Acquittal Is Enough for Man Jailed Two Years

HOUSTON (CN) - A federal judge refused to throw a bone to a south Texas man who says a phony dog-scent lineup and the word of a jailhouse snitch caused him to spend two years behind bars until a jury acquitted him of murder.

After Murray Wayne Burr was found beaten and stabbed to death in his San Jacinto County mobile home on Aug. 7, 2004, authorities zeroed in on Richard Winfrey Sr.; Winfrey's two children, Richard Jr. and Megan; as well as Megan's boyfriend, Chris Hammond.

The three Winfreys were arrested for capital murder. Megan and her father were convicted separately. While an appeals court recently reversed the father's conviction, Megan's conviction still stands.
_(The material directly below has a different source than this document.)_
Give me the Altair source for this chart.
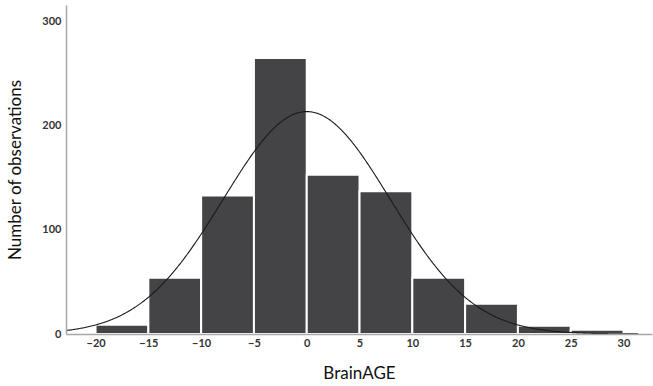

It took a jury only 13 minutes to clear Megan's brother, Richard Winfrey Jr., of the murder, but not before he put in two years of jail time. Winfrey filed suit in May 2010 against two counties and an assortment of county officers and Texas Rangers for violating his constitutional rights.

U.S. District Judge Lynn Hughes found no reason to rule in Winfrey's favor and wrote: "His incarceration was unfortunate - for lack of a better word. It was not the result of constitutional misconduct."

The judge blasted Winfrey's claims in a 12-page opinion on summary judgment.

Winfrey had accused Fort Bend County dog handler Keith Pikett of manipulating a dog-scent lineup to produce results that sent prosecutors sniffing around him for the murder, but the judge didn't buy it.

"Winfrey insists that Pikett cued the dogs on his scent," Hughes wrote. "For that he has nothing except his speculation."

Hughes likewise disputed Winfrey's claim that San Jacinto County Sheriff Lacy Rogers and Deputy Lenard Johnson conspired to act on phony lineup results.

"Winfrey is required to describe how Rogers and Johnson were to have known of the assumed intentional faking of results in the dog-scent lineup," Hughes wrote (italics in original). His evidence is his assertion that Pikett is a clown so they must have known. That is no evidence."

The judge also shot down Winfrey's allegation that San Jacinto County officers coerced his father's cellmate to give false testimony in 2006, just before police charged the Winfrey family with Burr's murder.

Winfrey additionally failed to shield charges against the county pending discovery.

"Litigation is not a piñata where you use discovery to whack people to see if something good falls out," Hughes countered.

"The government had the responsibility to prove that Winfrey had murdered Burr beyond a reasonable doubt; it failed," the judge added. "That is all Winfrey knows. Maybe he should be mad about the ordeal, but his anger does not articulate a claim under the Constitution, no matter how it is dressed in lawyer's jargon."

"At best, this is a case about a negligent investigation," Hughes wrote. "Nothing suggests the officers had personal animosity or hostility towards Winfrey or his family."

The judge awarded Winfrey nothing for his claims.